Physics Asked on July 4, 2021
I know that the throttling device reduces pressure of the gas but that’s it. I can’t somehow imagine how the change in cross-sectional area can affect how the particles of gas to lose energy and see a decrease in pressure?! Can someone perhaps visually, using a diagram, even if it’s just doodles, explain how the individual particles are affected? I searched all over and can’t get a satisfying explanation.
A throttling device is basically a flow restrictor which, when flow is asserted through it, exhibits a pressure drop the same way pushing current through an electrical resistor develops a voltage drop across it.
Take the example of a throttling valve on a compressed air tank that is exhausted to ambient pressure.
The compressed gas at high pressure gets forced through a small orifice by that pressure and is exhausted at (lower) ambient pressure.
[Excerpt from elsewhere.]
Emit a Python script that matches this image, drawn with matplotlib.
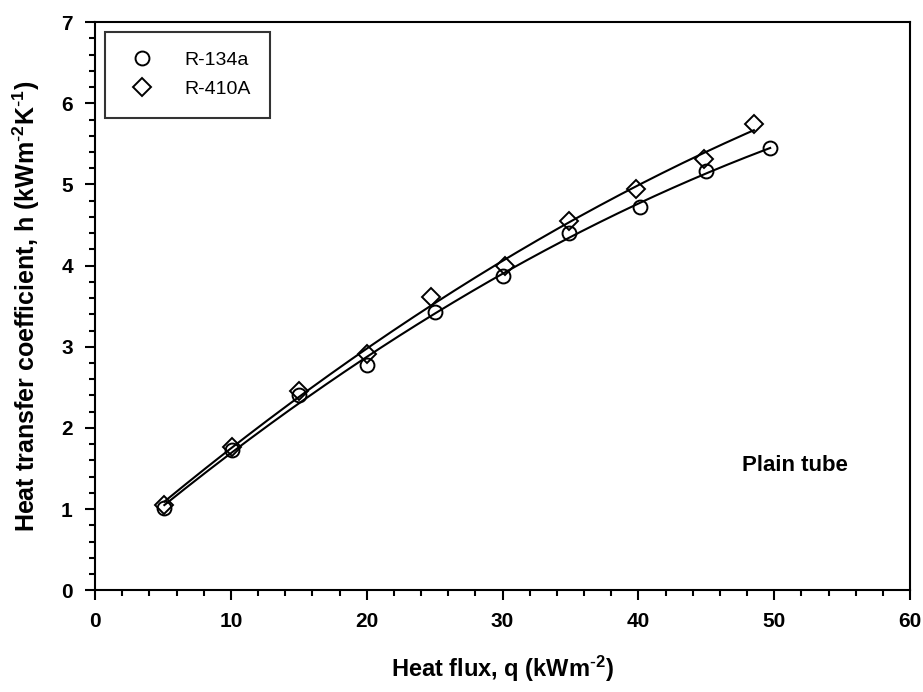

As it leaves the orifice, it is free to expand into that ambient pressure and as it does, its temperature and pressure falls in response to the expansion.
Note that a throttling nozzle is mechanically inefficient in that it "throws away" the pressure difference between the high-pressure source and the low pressure ambient.
Correct answer by niels nielsen on July 4, 2021
The pressure decreases as a result of viscous friction, starting with the no-slip (zero velocity) boundary condition at the wall(s) of the throttling device and propagating into the fluid. This is a dissipative process which results in viscous heating of the fluid, to offset the pressure decrease as a result of expansion cooling. For an ideal gas, it results in no change in temperature for the gas.